Each line containing the word "this" needs to be copied.

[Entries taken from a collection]
** start **

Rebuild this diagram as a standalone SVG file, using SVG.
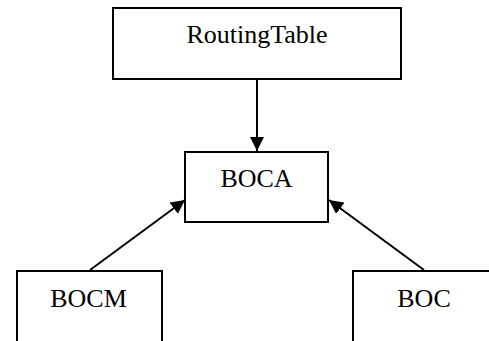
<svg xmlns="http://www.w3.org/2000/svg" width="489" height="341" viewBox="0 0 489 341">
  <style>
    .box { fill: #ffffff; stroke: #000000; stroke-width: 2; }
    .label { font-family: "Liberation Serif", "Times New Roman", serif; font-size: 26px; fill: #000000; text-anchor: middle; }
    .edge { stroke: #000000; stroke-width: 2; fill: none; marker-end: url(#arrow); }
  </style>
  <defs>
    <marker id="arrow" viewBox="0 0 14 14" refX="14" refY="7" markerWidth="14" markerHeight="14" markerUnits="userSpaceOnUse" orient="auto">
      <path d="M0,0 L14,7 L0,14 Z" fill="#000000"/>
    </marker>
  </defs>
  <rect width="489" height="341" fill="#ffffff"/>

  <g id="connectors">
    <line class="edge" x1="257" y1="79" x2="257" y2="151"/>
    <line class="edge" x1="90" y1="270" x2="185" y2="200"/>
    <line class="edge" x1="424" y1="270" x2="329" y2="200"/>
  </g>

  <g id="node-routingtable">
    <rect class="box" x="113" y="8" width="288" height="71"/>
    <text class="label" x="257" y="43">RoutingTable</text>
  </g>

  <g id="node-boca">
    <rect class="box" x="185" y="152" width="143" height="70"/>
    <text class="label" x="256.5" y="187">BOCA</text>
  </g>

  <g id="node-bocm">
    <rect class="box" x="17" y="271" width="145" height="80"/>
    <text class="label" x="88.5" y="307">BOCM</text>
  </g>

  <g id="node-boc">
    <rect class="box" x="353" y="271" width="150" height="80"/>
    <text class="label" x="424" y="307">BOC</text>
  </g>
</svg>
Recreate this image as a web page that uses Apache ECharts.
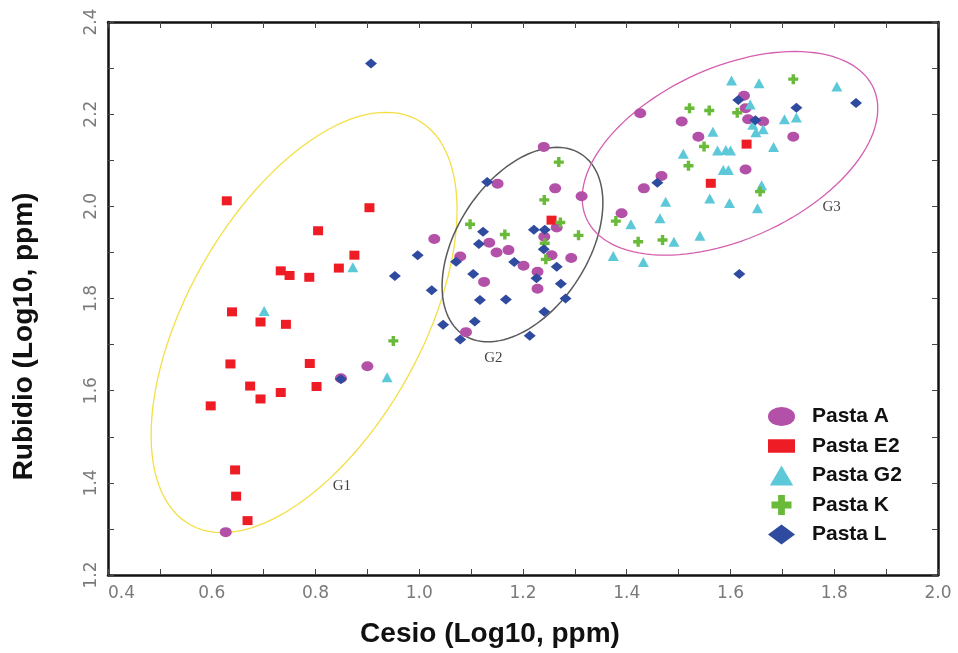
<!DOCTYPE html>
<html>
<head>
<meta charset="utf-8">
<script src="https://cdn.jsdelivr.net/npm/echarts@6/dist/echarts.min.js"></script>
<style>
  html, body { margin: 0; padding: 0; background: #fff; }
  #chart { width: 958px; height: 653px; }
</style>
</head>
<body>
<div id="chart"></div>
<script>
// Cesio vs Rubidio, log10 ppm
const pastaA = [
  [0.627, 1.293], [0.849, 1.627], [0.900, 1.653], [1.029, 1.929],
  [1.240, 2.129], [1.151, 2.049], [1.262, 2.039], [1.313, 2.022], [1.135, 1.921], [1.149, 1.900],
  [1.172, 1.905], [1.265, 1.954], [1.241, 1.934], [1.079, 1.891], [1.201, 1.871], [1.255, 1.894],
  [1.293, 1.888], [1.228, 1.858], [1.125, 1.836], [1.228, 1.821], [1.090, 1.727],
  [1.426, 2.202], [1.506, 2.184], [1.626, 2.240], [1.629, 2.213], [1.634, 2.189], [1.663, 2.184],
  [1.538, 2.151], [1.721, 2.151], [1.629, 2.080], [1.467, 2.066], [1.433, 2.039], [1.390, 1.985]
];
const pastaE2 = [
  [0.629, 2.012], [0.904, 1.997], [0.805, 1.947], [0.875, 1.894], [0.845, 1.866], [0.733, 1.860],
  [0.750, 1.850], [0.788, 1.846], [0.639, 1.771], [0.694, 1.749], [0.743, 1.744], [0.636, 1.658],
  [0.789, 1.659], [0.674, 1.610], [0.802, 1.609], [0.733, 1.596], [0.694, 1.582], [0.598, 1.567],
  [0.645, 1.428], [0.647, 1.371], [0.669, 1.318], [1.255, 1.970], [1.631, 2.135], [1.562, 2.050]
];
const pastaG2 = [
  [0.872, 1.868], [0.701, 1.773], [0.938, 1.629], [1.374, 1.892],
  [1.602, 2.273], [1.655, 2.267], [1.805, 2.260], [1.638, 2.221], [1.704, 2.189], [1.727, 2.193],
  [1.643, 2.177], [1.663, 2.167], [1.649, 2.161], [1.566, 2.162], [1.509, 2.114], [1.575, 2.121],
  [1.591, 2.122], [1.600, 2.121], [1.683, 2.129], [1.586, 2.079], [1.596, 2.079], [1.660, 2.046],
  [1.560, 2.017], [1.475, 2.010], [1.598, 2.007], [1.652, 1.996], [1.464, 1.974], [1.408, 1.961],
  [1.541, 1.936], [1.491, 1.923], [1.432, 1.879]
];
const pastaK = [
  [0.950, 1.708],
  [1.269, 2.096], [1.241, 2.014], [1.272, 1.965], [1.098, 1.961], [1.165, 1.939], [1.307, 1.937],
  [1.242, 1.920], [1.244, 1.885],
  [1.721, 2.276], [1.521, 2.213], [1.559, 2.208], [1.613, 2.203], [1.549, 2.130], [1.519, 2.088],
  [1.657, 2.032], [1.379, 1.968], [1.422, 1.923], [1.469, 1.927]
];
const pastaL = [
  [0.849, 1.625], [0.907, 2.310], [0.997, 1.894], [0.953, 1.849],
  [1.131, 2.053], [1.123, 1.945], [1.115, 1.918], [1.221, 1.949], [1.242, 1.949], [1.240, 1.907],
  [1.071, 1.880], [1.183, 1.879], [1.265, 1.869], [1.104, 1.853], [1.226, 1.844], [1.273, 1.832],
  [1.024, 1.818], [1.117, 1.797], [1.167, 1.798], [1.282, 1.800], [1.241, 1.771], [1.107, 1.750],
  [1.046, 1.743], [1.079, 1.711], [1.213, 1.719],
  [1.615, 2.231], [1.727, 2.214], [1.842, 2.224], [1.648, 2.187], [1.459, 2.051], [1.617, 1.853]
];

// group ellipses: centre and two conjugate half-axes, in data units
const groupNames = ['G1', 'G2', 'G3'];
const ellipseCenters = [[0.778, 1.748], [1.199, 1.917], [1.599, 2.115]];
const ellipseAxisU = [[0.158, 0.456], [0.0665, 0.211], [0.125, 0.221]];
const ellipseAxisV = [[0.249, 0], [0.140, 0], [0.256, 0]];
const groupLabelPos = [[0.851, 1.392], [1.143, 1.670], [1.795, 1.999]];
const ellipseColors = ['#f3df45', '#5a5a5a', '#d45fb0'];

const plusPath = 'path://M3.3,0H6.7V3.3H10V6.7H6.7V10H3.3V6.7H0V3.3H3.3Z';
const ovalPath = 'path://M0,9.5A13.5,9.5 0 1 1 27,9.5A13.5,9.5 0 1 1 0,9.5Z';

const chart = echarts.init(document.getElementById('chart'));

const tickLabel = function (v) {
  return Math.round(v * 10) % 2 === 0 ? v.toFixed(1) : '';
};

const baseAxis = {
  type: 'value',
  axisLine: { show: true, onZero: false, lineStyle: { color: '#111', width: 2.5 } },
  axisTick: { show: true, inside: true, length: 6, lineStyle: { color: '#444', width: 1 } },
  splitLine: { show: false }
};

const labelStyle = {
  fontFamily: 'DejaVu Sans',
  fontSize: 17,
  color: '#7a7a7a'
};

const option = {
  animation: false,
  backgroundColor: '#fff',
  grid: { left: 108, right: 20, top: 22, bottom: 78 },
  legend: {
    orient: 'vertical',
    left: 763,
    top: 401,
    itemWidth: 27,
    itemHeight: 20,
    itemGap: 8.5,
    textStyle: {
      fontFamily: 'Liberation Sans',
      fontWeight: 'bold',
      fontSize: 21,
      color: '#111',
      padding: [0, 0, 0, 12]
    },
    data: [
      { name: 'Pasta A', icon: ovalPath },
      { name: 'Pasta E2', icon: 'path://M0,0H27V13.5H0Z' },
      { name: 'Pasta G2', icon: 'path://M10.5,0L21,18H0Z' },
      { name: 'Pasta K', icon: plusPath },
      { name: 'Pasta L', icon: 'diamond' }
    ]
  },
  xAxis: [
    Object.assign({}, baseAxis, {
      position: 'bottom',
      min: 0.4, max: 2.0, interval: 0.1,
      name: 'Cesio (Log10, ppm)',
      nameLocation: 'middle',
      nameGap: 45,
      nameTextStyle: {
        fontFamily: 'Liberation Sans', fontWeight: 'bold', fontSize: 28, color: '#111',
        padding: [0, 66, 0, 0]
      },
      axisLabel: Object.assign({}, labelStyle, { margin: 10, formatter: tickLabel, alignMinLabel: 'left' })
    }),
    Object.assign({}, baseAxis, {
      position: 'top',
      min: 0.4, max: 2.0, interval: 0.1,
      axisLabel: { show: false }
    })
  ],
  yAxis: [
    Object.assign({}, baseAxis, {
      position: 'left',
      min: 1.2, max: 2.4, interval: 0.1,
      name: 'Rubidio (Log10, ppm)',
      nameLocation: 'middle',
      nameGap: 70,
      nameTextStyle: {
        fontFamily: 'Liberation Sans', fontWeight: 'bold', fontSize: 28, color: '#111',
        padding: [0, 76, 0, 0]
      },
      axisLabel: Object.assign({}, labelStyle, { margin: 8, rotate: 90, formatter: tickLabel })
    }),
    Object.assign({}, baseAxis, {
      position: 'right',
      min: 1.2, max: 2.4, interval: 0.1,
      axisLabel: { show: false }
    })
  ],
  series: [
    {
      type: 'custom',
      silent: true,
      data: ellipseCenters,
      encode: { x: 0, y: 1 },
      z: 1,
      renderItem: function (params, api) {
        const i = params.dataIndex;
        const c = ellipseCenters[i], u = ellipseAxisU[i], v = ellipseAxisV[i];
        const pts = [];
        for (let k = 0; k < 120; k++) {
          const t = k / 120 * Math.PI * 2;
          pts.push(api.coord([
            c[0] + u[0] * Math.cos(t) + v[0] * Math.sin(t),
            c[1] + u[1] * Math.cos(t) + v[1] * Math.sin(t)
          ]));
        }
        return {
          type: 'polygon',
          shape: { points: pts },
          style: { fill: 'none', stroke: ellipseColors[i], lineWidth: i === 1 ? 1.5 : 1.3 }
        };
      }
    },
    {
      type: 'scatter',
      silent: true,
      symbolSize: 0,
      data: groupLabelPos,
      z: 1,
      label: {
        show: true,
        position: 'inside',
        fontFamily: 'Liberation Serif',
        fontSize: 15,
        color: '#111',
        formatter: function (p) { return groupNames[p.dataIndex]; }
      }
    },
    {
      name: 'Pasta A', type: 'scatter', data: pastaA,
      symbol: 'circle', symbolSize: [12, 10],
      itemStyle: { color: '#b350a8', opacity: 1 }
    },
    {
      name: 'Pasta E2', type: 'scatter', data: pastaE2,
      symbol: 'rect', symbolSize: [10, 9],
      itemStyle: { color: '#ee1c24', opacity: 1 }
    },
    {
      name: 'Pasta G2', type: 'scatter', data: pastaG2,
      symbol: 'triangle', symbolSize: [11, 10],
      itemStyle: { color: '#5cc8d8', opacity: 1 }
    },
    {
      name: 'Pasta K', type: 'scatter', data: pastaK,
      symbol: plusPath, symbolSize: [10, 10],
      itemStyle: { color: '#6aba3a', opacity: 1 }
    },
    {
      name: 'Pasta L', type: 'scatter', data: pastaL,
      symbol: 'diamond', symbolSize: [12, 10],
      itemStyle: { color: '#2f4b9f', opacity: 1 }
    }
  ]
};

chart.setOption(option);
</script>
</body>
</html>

** end **

Complete output:
Rebuild this diagram as a standalone SVG file, using SVG.
Recreate this image as a web page that uses Apache ECharts.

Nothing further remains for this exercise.